Сначала тот несколько рисуется, ему нравится быть героем сопротивления, ускользнувшим из рук тирана. Макдуфф картинно отводит в сторону левую руку, держащую подол кильта, столь же картинно вытягивает вперед правую. Но тут – флешбэком! – следует весть о гибели его семьи. Может быть, это самая страшная сцена в спектакле. Один из убийц деловито снимает с женщины платье, туфли, откладывает в сторону, требовательно, но без эмоций берет у нее из рук младенца, забирает одеяло, распеленав ребенка возвращает матери.
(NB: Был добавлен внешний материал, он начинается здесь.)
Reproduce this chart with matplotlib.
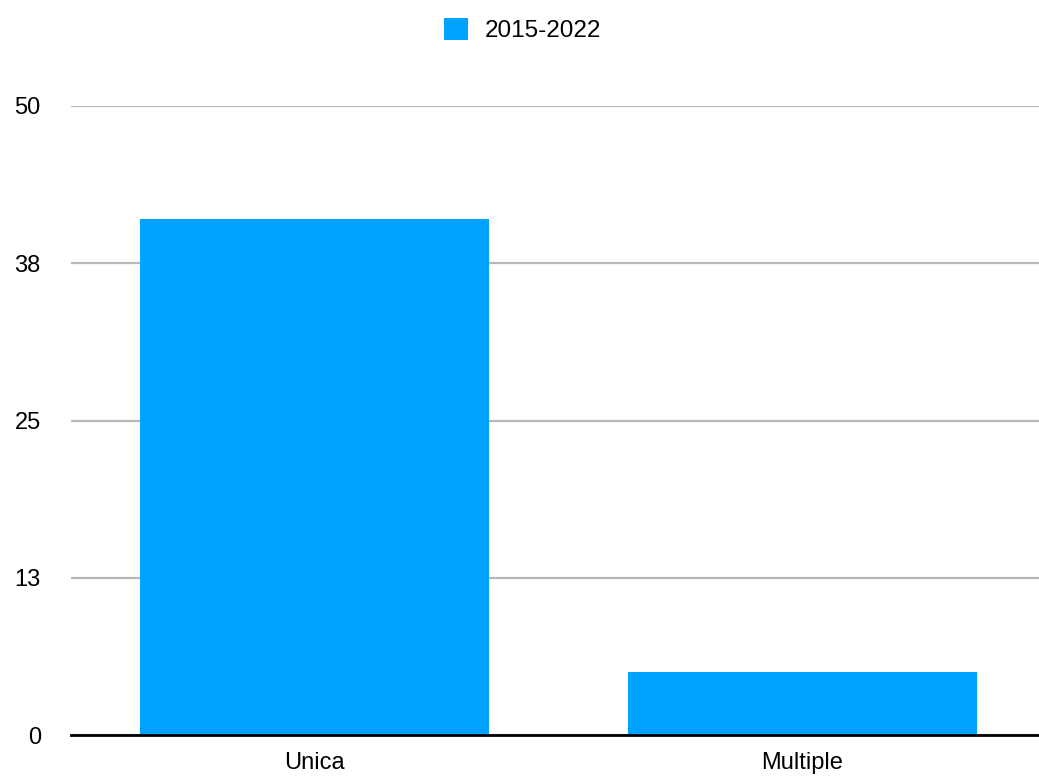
import matplotlib.pyplot as plt

plt.rcParams['font.family'] = ['Liberation Sans', 'DejaVu Sans']

categories = ['Unica', 'Multiple']
values = [41, 5]
series_name = '2015-2022'
yticks = [0, 12.5, 25, 37.5, 50]
ytick_labels = ['0', '13', '25', '38', '50']

fig = plt.figure(figsize=(10.39, 7.78), dpi=100)
ax = fig.add_axes([0.068, 0.055, 0.932, 0.809])

bars = ax.bar(range(len(categories)), values, width=0.717, color='#00A2FF',
              label=series_name, zorder=3)

ax.set_xlim(-0.5, 1.485)
ax.set_ylim(0, 50)
ax.set_yticks(yticks)
ax.set_yticklabels(ytick_labels)
ax.set_xticks(range(len(categories)))
ax.set_xticklabels(categories)

# light horizontal grid, black baseline
ax.grid(axis='y', color='#B8B8B8', linewidth=1.6, zorder=0)
for s in ['top', 'right', 'left']:
    ax.spines[s].set_visible(False)
ax.spines['bottom'].set_linewidth(2)
ax.spines['bottom'].set_color('black')
ax.spines['bottom'].set_zorder(4)

ax.tick_params(axis='both', length=0, labelsize=17)
ax.tick_params(axis='y', pad=21.5)
ax.tick_params(axis='x', pad=12)

ax.legend(loc='upper center', bbox_to_anchor=(0.503, 1.0), bbox_transform=fig.transFigure,
          frameon=False, fontsize=17.5, handlelength=1.0, handleheight=1.0,
          handletextpad=0.7, borderaxespad=0.35)

fig.savefig('out.png', dpi=100)
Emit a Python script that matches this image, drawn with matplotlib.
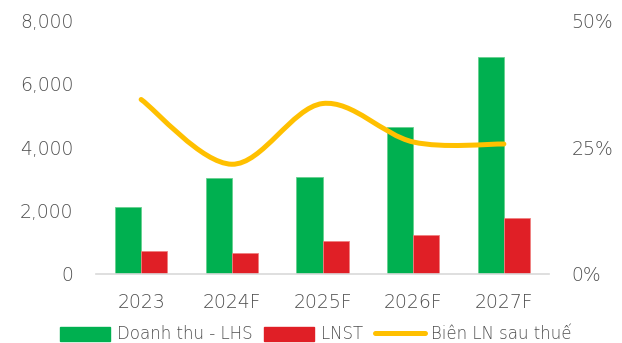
import matplotlib
matplotlib.use("Agg")
import matplotlib.pyplot as plt
import numpy as np
from matplotlib.path import Path
from matplotlib.patches import PathPatch, Patch
from matplotlib.lines import Line2D
from matplotlib.ticker import FuncFormatter

plt.rcParams['font.family'] = ['DejaVu Sans']
plt.rcParams['font.weight'] = 'light'

categories = ["2023", "2024F", "2025F", "2026F", "2027F"]
revenue = [2090, 3020, 3060, 4630, 6850]
npat = [720, 640, 1030, 1210, 1755]
margin = [34.4, 21.6, 33.6, 26.0, 25.6]

green = "#00B050"
red = "#E01F26"
yellow = "#FFC000"
gray = "#4D4D4D"

fig = plt.figure(figsize=(6.22, 3.43), dpi=100)
ax = fig.add_axes([0.154, 0.2026, 0.729, 0.7374])
x = np.arange(len(categories))
w = 0.287
ax.bar(x - w / 2, revenue, w, color=green, edgecolor="#66D08F", linewidth=0.6)
ax.bar(x + w / 2, npat, w, color=red, edgecolor="#F08080", linewidth=0.6)
ax.set_xlim(-0.5, len(categories) - 0.5)
ax.set_ylim(0, 8000)
ax.set_yticks([0, 2000, 4000, 6000, 8000])
ax.yaxis.set_major_formatter(FuncFormatter(lambda v, p: f"{int(v):,}"))
ax.set_xticks(x)
ax.set_xticklabels(categories)
for s in ["top", "right", "left"]:
    ax.spines[s].set_visible(False)
ax.spines["bottom"].set_color("#D9D9D9")
ax.spines["bottom"].set_linewidth(1.2)
ax.tick_params(axis="both", length=0, labelsize=13.5, colors=gray)
ax.tick_params(axis="y", pad=16)
ax.tick_params(axis="x", pad=14)

ax2 = ax.twinx()
ax2.set_ylim(0, 50)
ax2.set_yticks([0, 25, 50])
ax2.yaxis.set_major_formatter(FuncFormatter(lambda v, p: f"{int(v)}%"))
for s in ax2.spines.values():
    s.set_visible(False)
ax2.tick_params(axis="y", length=0, labelsize=13.5, colors=gray, pad=16)

# smooth curve through the data points (Bezier segments)
pts = np.column_stack([x, margin]).astype(float)
n = len(pts)
verts = [tuple(pts[0])]
codes = [Path.MOVETO]
for i in range(n - 1):
    p0 = pts[i - 1] if i > 0 else pts[i]
    p1 = pts[i]
    p2 = pts[i + 1]
    p3 = pts[i + 2] if i + 2 < n else pts[i + 1]
    c1 = p1 + (p2 - p0) / 6
    c2 = p2 - (p3 - p1) / 6
    verts += [tuple(c1), tuple(c2), tuple(p2)]
    codes += [Path.CURVE4] * 3
ax2.add_patch(PathPatch(Path(verts, codes), fill=False, edgecolor=yellow,
                        linewidth=3.6, capstyle="round", joinstyle="round"))

handles = [Patch(color=green), Patch(color=red),
           Line2D([0], [0], color=yellow, lw=3.6, solid_capstyle="round")]
labels = ["Doanh thu - LHS", "LNST", "Biên LN sau thuế"]
fig.legend(handles, labels, loc="center", bbox_to_anchor=(0.508, 0.025), ncol=3,
           frameon=False, fontsize=12, handlelength=3.0, handleheight=0.9,
           handletextpad=0.4, columnspacing=0.7, labelcolor=gray, borderpad=0)

fig.savefig("out.png", dpi=100)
То же проделывает со старшим мальчиком второй убийца. В первую очередь их интересует, чем можно поживиться. И только после этого мародеры накидывают на обреченных белую ткань, ткань цвета смерти.

И тут я пережил сильнейшее потрясение. Мои глаза встретились с глазами Расмуса Кальюярва, и такая боль исходила из души его героя, что хотелось отвести взор, но я не мог: актер держал меня в поле своей энергетики. И с какой страшной силой вырвалось из уст Макдуффа: «А ведь он бездетен!» О какой чудовищной мести подумалось ему в этот миг?
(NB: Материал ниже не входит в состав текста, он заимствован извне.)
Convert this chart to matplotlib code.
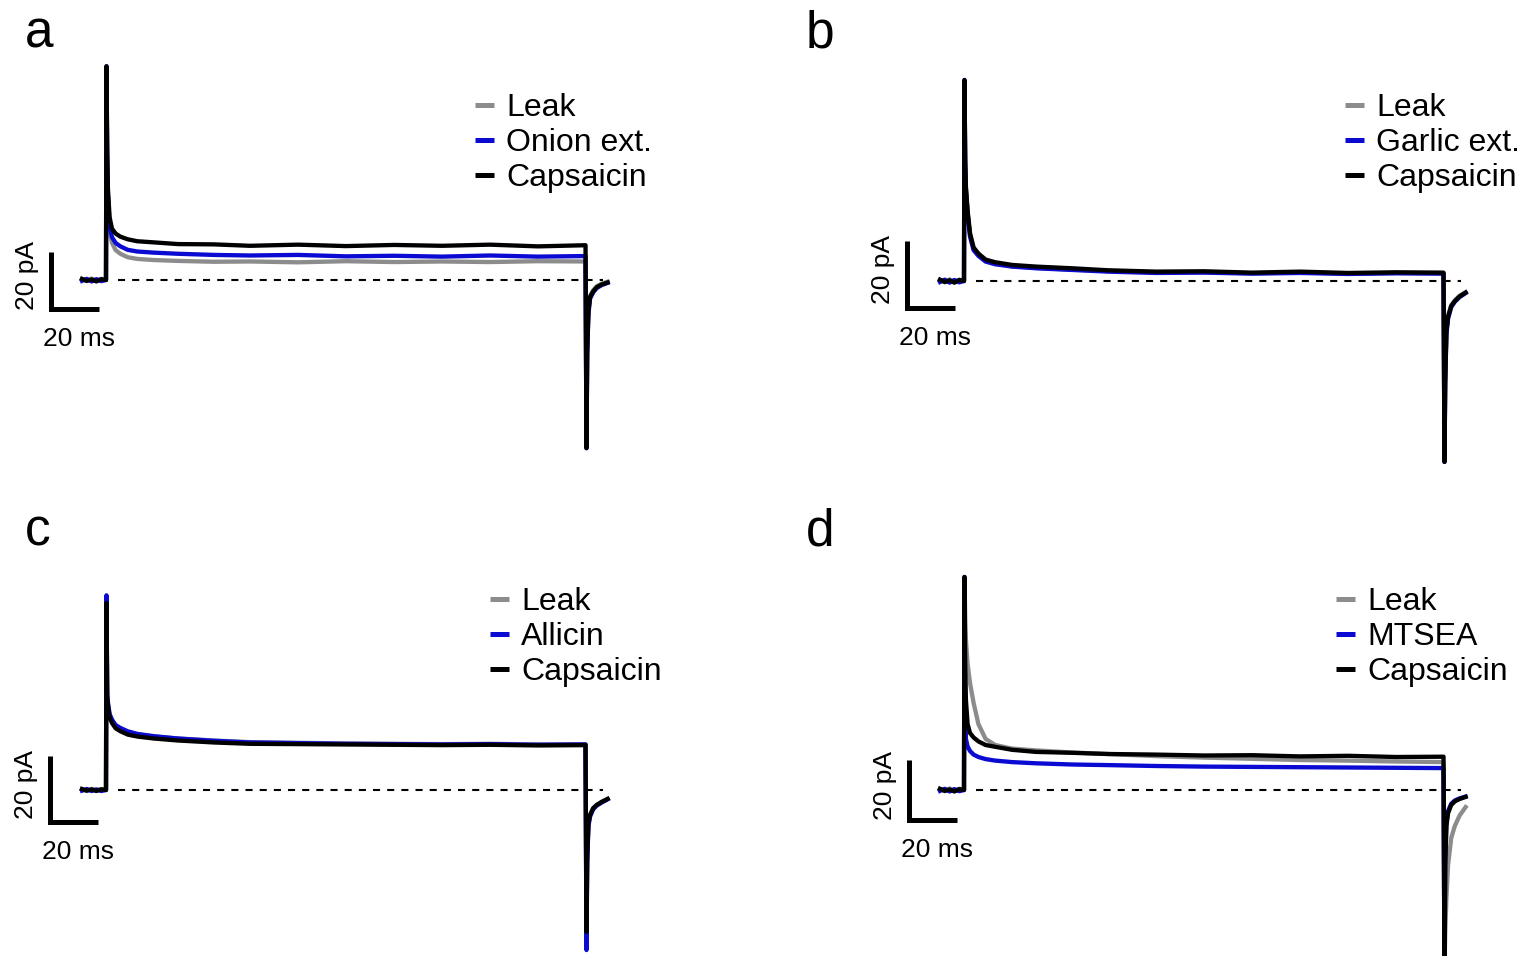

Поединка в спектакле нет. Макбет уже знает все. Знает, что из кошмара нет выхода, что это судьба. И иной не дано. Макдуфф накидывает на Макбета белую ткань. Финал? Нет, еще не финал!

Все персонажи снимают себя костюмы, оставаясь почти нагими (нагим ты в мир пришел и нагим из него уйдешь, и под Music for Orchestra I Джея Шварца превращаются в статуи – то в охотника, натягивающего лук, то античных богов, то в могил, где тела свалены грудой. Сегодня театр не имеет права завершать трагедию торжеством справедливости (мол, тиран убит, теперь страной будет править справедливый властелин). Вместо катарсиса, очищения, право на которое мы не заслужили, предупреждение, что мир погряз в хаосе, и есть ли из него выход, никто не решится дать ответ. Уильям Шекспир был для свое времени авангардистом, и он знал, что финальное торжество справедливости – всего лишь доза успокоительного для публики и технический прием – кто-то из находящихся на сцене должен убрать убитых. И созданная в авангардном ключе постановка проникает в самую суть его замысла.
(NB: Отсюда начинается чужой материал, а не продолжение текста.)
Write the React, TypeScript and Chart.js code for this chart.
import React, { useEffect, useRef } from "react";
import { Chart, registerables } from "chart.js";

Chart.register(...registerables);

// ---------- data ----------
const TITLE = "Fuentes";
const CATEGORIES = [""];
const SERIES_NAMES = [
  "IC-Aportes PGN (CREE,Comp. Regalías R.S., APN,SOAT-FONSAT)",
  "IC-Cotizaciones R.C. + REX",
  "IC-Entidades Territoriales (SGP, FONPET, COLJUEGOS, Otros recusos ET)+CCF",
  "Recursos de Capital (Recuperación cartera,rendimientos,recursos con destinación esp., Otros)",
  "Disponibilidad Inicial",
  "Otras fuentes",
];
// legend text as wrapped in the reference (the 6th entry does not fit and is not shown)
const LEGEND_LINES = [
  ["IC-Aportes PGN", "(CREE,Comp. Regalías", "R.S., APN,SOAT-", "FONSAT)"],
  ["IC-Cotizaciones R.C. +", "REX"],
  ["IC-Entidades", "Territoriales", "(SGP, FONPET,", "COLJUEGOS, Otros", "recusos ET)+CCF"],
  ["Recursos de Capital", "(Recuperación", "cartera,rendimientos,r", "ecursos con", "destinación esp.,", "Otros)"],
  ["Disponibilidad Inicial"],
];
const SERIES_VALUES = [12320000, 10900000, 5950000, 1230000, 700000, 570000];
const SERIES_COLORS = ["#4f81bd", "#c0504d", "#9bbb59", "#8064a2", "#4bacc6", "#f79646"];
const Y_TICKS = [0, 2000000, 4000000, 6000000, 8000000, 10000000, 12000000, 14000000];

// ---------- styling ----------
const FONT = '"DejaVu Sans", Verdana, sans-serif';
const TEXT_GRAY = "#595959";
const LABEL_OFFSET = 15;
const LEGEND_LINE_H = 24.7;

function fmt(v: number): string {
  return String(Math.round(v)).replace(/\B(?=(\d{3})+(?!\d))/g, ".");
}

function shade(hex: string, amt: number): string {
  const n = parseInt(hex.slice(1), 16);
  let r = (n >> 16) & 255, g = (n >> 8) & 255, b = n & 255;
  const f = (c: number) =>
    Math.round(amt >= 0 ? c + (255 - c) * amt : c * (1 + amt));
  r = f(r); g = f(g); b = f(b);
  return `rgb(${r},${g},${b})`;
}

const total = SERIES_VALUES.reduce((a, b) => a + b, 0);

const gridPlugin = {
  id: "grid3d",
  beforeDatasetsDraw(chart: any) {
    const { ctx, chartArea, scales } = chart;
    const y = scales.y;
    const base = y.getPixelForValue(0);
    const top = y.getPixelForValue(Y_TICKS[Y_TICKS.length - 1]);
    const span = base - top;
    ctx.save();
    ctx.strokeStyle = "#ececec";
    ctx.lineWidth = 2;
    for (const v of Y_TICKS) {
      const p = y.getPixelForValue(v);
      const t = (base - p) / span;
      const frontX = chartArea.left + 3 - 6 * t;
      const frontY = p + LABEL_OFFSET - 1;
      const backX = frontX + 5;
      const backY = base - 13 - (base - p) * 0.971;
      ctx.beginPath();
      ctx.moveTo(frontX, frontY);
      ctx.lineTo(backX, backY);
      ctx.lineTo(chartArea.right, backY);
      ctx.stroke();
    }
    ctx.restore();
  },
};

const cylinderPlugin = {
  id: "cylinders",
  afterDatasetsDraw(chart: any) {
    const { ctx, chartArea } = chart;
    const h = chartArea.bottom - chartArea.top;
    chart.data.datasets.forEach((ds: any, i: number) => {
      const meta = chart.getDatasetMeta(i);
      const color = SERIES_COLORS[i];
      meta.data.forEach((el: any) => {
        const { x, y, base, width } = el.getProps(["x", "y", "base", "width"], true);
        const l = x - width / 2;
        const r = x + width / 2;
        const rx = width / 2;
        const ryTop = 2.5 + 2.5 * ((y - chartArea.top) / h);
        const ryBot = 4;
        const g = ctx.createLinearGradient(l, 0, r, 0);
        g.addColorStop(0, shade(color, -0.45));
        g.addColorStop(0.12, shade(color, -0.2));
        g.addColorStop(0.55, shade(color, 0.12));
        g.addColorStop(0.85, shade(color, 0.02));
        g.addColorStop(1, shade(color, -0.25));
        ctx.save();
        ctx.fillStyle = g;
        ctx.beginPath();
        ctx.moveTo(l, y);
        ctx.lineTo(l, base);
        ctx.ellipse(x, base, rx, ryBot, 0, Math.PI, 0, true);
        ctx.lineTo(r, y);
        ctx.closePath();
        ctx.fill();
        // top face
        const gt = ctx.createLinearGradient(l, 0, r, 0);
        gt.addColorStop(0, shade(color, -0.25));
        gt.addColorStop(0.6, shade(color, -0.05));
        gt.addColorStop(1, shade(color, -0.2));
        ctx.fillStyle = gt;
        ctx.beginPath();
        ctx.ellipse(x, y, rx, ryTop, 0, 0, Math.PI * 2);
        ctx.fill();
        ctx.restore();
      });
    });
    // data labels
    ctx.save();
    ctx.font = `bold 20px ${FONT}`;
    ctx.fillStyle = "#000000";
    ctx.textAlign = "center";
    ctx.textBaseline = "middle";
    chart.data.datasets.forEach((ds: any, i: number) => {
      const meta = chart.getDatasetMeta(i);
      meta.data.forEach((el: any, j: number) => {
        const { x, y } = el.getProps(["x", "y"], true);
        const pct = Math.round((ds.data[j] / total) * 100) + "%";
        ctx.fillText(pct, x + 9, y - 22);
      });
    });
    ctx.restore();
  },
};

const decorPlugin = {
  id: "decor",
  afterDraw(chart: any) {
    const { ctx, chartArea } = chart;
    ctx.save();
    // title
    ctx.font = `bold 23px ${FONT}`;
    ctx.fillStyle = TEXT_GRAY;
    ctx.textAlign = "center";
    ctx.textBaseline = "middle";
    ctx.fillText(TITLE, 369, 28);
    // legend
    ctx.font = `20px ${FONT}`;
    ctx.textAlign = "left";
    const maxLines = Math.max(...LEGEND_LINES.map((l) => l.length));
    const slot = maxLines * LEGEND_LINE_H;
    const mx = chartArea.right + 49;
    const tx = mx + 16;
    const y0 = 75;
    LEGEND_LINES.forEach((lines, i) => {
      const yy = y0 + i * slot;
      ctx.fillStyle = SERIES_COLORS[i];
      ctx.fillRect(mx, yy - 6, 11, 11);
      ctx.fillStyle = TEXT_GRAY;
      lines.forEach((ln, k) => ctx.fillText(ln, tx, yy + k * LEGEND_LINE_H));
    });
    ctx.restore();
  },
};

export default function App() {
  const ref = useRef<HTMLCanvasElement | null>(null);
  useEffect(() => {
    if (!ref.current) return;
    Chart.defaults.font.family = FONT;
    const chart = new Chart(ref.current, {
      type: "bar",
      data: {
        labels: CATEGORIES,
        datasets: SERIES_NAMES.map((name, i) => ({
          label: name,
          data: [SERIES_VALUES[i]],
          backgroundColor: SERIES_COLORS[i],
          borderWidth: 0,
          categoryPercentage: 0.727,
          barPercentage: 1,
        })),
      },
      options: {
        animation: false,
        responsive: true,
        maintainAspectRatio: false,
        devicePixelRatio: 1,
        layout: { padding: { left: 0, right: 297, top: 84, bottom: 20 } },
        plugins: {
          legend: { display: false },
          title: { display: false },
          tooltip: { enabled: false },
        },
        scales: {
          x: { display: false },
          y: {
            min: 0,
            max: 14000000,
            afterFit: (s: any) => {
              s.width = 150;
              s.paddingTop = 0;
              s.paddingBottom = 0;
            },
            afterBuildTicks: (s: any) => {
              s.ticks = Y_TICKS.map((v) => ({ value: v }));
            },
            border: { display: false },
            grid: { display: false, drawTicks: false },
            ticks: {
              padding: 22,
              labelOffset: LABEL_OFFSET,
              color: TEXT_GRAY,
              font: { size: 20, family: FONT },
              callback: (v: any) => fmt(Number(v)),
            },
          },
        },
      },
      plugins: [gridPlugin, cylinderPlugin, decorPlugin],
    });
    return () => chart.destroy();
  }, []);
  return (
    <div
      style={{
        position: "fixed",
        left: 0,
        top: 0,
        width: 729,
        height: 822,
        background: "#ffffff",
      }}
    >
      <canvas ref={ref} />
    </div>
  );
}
В сегодняшней реальности не снискать титанических образов, которых создавали История и фантазия Шекспира. Но авторы спектакля уловили гигантский масштаб трагедии и сквозь шекспировский космос показали нам сегодняшний день, когда мы постепенно сползаем в Средневековье; не зря же Гамлет требовал от театра держать зеркало перед природой, показывать каждому веку истории его неприкрашенный облик.